Despite this cut, the RBA remains cautious, stating that inflationary risks still exist due to strong employment figures and consumer spending. Governor Michele Bullock pushed back against market expectations of multiple rate cuts in 2025, saying, “Today’s decision does not imply future rate cuts along the lines suggested by the market.”
What This Means for Borrowers and Homeowners
For homeowners and businesses, this rate cut provides some relief as loan repayments may decrease slightly. The country’s four biggest banks have already adjusted their lending rates accordingly. However, with affordability concerns still present, the government will need to address housing issues beyond just interest rate adjustments.
Real estate prices, which had declined from their peak, may now find stability. Analysts predict that while the lower rates could stimulate demand, major affordability challenges remain for first-time homebuyers.
Political Implications – A Boost for Prime Minister Albanese?

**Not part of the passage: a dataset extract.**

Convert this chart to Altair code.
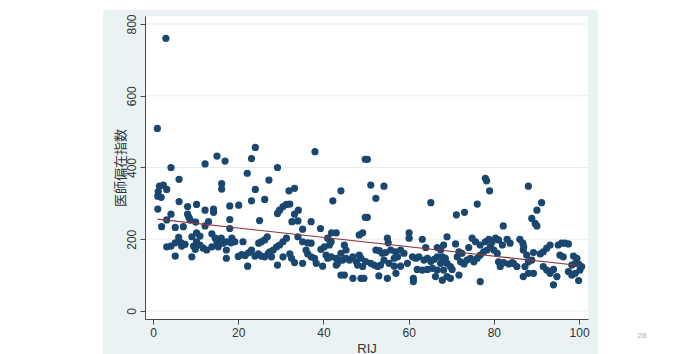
import altair as alt
import pandas as pd

# ---- data ----
rij = [
    1, 3, 1.2, 1.1, 1.9, 1.5, 2.4, 3.2, 4.2, 6.1, 12.2, 15, 16.9,
    1.1, 6.1, 8.1, 10.2, 12.2, 14.2, 14.2, 4.2, 3.2, 8.1, 8.4, 8.7,
    2.0, 5.2, 7.1, 10.0, 13, 12.2, 10.2, 11, 9.1, 13.8, 14.6, 15,
    6, 6.6, 5.2, 4.2, 3.2, 6.7, 7.5, 10.2, 11, 9.5, 9.9, 11.8, 12.6, 13.8,
    5.2, 9.1, 15.3, 16.1, 16.1,
    24.0, 23.1, 29.2, 22.1, 27.2, 24.0, 31.9, 23.1, 26.2,
    29.7, 30.5, 31.3, 32.1, 18, 20.1, 29.2, 18, 25.0, 32.6, 18,
    16, 16.4, 17.2, 18.5, 19.2, 18.3, 21.1, 26.8, 26.2, 25.4, 24.8,
    31.3, 30.5, 29.7, 29, 28.2, 17.2, 17.2,
    20, 20.8, 21.6, 22.4, 23.1, 23.9, 24.7, 25.4, 26.2, 27, 27.8, 27.4,
    22.2, 29.2, 30.5, 32.1, 32.5,
    38.0, 49.8, 33.2, 44.1, 42.2, 34.1, 33.2, 34, 37.1, 39.3, 35.1, 41.9, 43,
    49.8, 48.4, 49.2, 34, 35.1, 36.3, 37.1, 41, 41.8, 41.4, 40.2, 39.4,
    44.9, 45.3, 44.1, 35.9, 36.3, 37.1, 37.9, 38.3, 39.8,
    40.6, 41, 41.8, 43, 43, 43.3, 43.7, 44.5, 45.3, 46.1, 46.9, 47.7, 48.4, 48.8, 48.0, 49.2,
    33.2, 35.1, 44.1, 44.9, 46.9, 48.8,
    50.3, 51.1, 54.2, 52.3, 65.2, 50.3, 55, 55.2, 60.1, 60.1, 63.2, 64,
    52.3, 53.1, 53.8, 54.6, 55.8, 56.9, 58.1, 58.9, 57.4, 56.6,
    60.9, 61.7, 62.4, 63.6, 64.4, 65.2, 66, 66.7,
    49.9, 51.1, 51.9, 52.7, 53.4, 54.2, 55.4, 56.6,
    58.1, 59.7, 62.0, 63.2, 64.4, 65.6, 66.7, 66.3,
    53, 55, 57, 61.1, 61.1, 49.5,
    78.0, 78.3, 79.0, 76.1, 71.2, 73.1, 82.2, 69.0,
    68.2, 71, 71.8, 72.5, 74.1, 74.9, 75.7, 76.8, 78, 78.8, 79.6, 80.4, 81.1, 82, 83.1, 79.2, 80, 80.8, 78.4,
    66.7, 67.5, 67.9, 68.6, 69, 69.8, 70.2, 67.5, 68.2, 69, 69.8, 67.9,
    71.4, 72.2, 73, 73.7, 74.5, 75.3, 76.1, 76.8, 77.6,
    71.8, 76.8, 81.1, 81.5, 82.3, 83.5, 84.3,
    88.1, 91.2, 90.1, 88.9, 89.7, 90.1, 86.1, 86.8, 87, 83.8,
    93.2, 92.4, 91.6, 90.9, 95.1, 95.9, 96.7, 97.5,
    95.5, 96.3, 98.7, 99.5, 99.1, 98.3, 99.9, 100.2, 99.9, 100.6,
    84.6, 85.4, 87.3, 88.1, 88.9, 89.3, 86.9, 87.7,
    86.9, 88.1, 89.3, 91.6, 92.4, 93.2, 94, 94.8, 94,
    97.5, 98.3, 99.1,
]
idx = [
    509, 760, 333, 320, 317, 348, 351, 339, 400, 367, 410, 432, 418,
    284, 305, 291, 297, 281, 284, 275, 270, 254, 270, 261, 254,
    235, 233, 235, 248, 249, 237, 218, 209, 207, 215, 203, 190,
    205, 190, 190, 181, 179, 181, 186, 193, 184, 181, 172, 175, 170, 179,
    153, 151, 179, 355, 340,
    456, 425, 400, 384, 365, 339, 335, 307, 311,
    281, 291, 297, 298, 293, 295, 272, 255, 252, 249, 230,
    203, 189, 193, 203, 193, 190, 193, 207, 198, 193, 189,
    203, 193, 184, 179, 170, 170, 147,
    152, 157, 155, 162, 170, 153, 159, 153, 151, 160, 151, 165,
    125, 128, 151, 159, 147,
    444, 423, 342, 335, 307, 281, 270, 251, 249, 230, 228, 218, 218,
    261, 212, 218, 207, 193, 190, 189, 203, 193, 184, 179, 172,
    184, 170, 161, 170, 159, 151, 147, 133, 125,
    156, 147, 151, 147, 128, 133, 142, 142, 147, 142, 151, 137, 156, 147, 128, 124,
    135, 133, 100, 100, 91, 91,
    423, 351, 348, 314, 302, 261, 203, 190, 218, 203, 200, 177,
    170, 168, 161, 163, 170, 165, 170, 161, 151, 147,
    151, 147, 151, 142, 147, 138, 144, 151,
    138, 133, 128, 124, 128, 142, 133, 125,
    125, 133, 116, 114, 116, 119, 114, 96,
    98, 91, 105, 91, 82, 91,
    370, 363, 335, 298, 268, 275, 237, 207,
    184, 187, 165, 161, 177, 203, 193, 184, 193, 200, 193, 203, 198, 184, 200, 179, 170, 161, 170,
    177, 170, 151, 147, 133, 124, 116, 133, 114, 96, 91, 86,
    151, 137, 131, 142, 147, 137, 147, 156, 165,
    100, 82, 137, 124, 135, 131, 135,
    348, 302, 281, 258, 244, 237, 200, 189, 179, 189,
    184, 175, 165, 159, 184, 189, 189, 187,
    156, 151, 153, 147, 133, 128, 131, 114, 85, 124,
    133, 124, 124, 137, 142, 163, 170, 156,
    96, 105, 105, 124, 114, 105, 116, 96, 73,
    110, 100, 105,
]
fit_rij = [1, 100]
fit_idx = [256, 127]
grid_vals = [0, 200, 400, 600, 800]
x_ticks = [0, 20, 40, 60, 80, 100]
y_ticks = [0, 200, 400, 600, 800]

pts = pd.DataFrame({"RIJ": rij, "idx": idx})
fit = pd.DataFrame({"RIJ": fit_rij, "idx": fit_idx})
grid = pd.DataFrame({"g": grid_vals})
one = pd.DataFrame({"k": [0]})

W, H = 443, 303
xscale = alt.Scale(domain=[-1.9, 102.1], nice=False, zero=False)
yscale = alt.Scale(domain=[-22.3, 822.3], nice=False, zero=False)

xaxis = alt.Axis(values=x_ticks, grid=False, title="RIJ", zindex=1,
                 domainColor="#4a4a4a", tickColor="#4a4a4a", tickSize=5,
                 labelFont="Liberation Sans", labelFontSize=12, labelColor="#333333",
                 labelPadding=3, titleFont="Liberation Sans", titleFontSize=13,
                 titleFontWeight="normal", titleColor="#333333",
                 titleY=29, titleBaseline="middle")
yaxis = alt.Axis(values=y_ticks, grid=False, title="医師偏在指数", zindex=1,
                 domainColor="#4a4a4a", tickColor="#4a4a4a", tickSize=5,
                 labelFont="Liberation Sans", labelFontSize=12, labelColor="#333333",
                 labelAngle=270, labelAlign="center", labelBaseline="bottom",
                 labelPadding=2,
                 titleFont="Noto Sans CJK JP", titleFontSize=13, titleFontWeight="normal",
                 titleColor="#333333", titleAngle=270, titleX=-25, titleY=151.5,
                 titleAlign="center", titleBaseline="middle")

panel = alt.Chart(one).mark_rect(color="#eaf2f3").encode(
    x=alt.value(-42), x2=alt.value(453), y=alt.value(-6), y2=alt.value(345))
plotbg = alt.Chart(one).mark_rect(color="white").encode(
    x=alt.value(0), x2=alt.value(W), y=alt.value(0), y2=alt.value(H))
gridl = alt.Chart(grid).mark_rule(color="#e6ecec", strokeWidth=1).encode(
    y=alt.Y("g:Q", scale=yscale, axis=yaxis), x=alt.value(0), x2=alt.value(W))
points = alt.Chart(pts).mark_circle(size=52, opacity=1, color="#1a476f").encode(
    x=alt.X("RIJ:Q", scale=xscale, axis=xaxis),
    y=alt.Y("idx:Q", scale=yscale, axis=yaxis))
line = alt.Chart(fit).mark_line(color="#90353b", strokeWidth=1.1).encode(
    x=alt.X("RIJ:Q", scale=xscale, axis=xaxis),
    y=alt.Y("idx:Q", scale=yscale, axis=yaxis))
page = alt.Chart(one).mark_text(text="28", fontSize=8, color="#aaaaaa",
                                font="Liberation Sans").encode(
    x=alt.value(497), y=alt.value(320))

chart = alt.layer(panel, plotbg, gridl, points, line, page).properties(
    width=W, height=H,
    autosize=alt.AutoSizeParams(type="none"),
    padding={"left": 145, "top": 16, "right": 112, "bottom": 35},
    background="white",
).configure_view(stroke=None)

chart.save("out.html", embed_options={"renderer": "svg", "actions": False})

With a federal election looming no later than May 17, Prime Minister Anthony Albanese is likely to benefit from the rate cut. Lower interest rates can ease financial pressure on voters, making the government’s economic management appear more favorable. Some analysts speculate that Albanese may even call an early election to capitalize on the economic boost.
Treasurer Jim Chalmers welcomed the RBA’s decision, stating, “This is the soft landing we have been planning for, but there’s still more work to do.” However, political opponents argue that a single rate cut won’t be enough to shield the government from criticism over cost-of-living pressures.
Global Context – How Does Australia Compare?
While Australia is taking its first steps toward lower interest rates, other major economies have already begun easing their monetary policies. The U.S. Federal Reserve has paused rate hikes, and New Zealand is expected to implement a more aggressive 50-basis-point cut this week.
Inflation in Australia, which peaked later than in other countries, is now within the target range of 2-3%. However, the RBA remains wary of cutting rates too quickly, fearing that inflation could stall or rebound.
What’s Next? Will More Rate Cuts Follow?

While some analysts predict another rate cut in May if inflation continues to ease, the RBA has signaled a measured approach. Gareth Aird, Head of Australian Economics at the Commonwealth Bank, believes that this cut is about easing economic pressure rather than stimulating rapid growth.
The central bank is closely monitoring employment trends, with the jobless rate currently at 4.0%. If labor market conditions worsen, the RBA may consider another cut, but for now, policymakers are holding off on making any firm commitments.
Final Thoughts
The RBA’s first rate cut in over four years is a significant shift, but it comes with a cautious outlook. Borrowers may experience some relief, but future rate cuts are not guaranteed. As the economy adjusts and elections approach, all eyes will be on how these decisions impact inflation, jobs, and financial stability.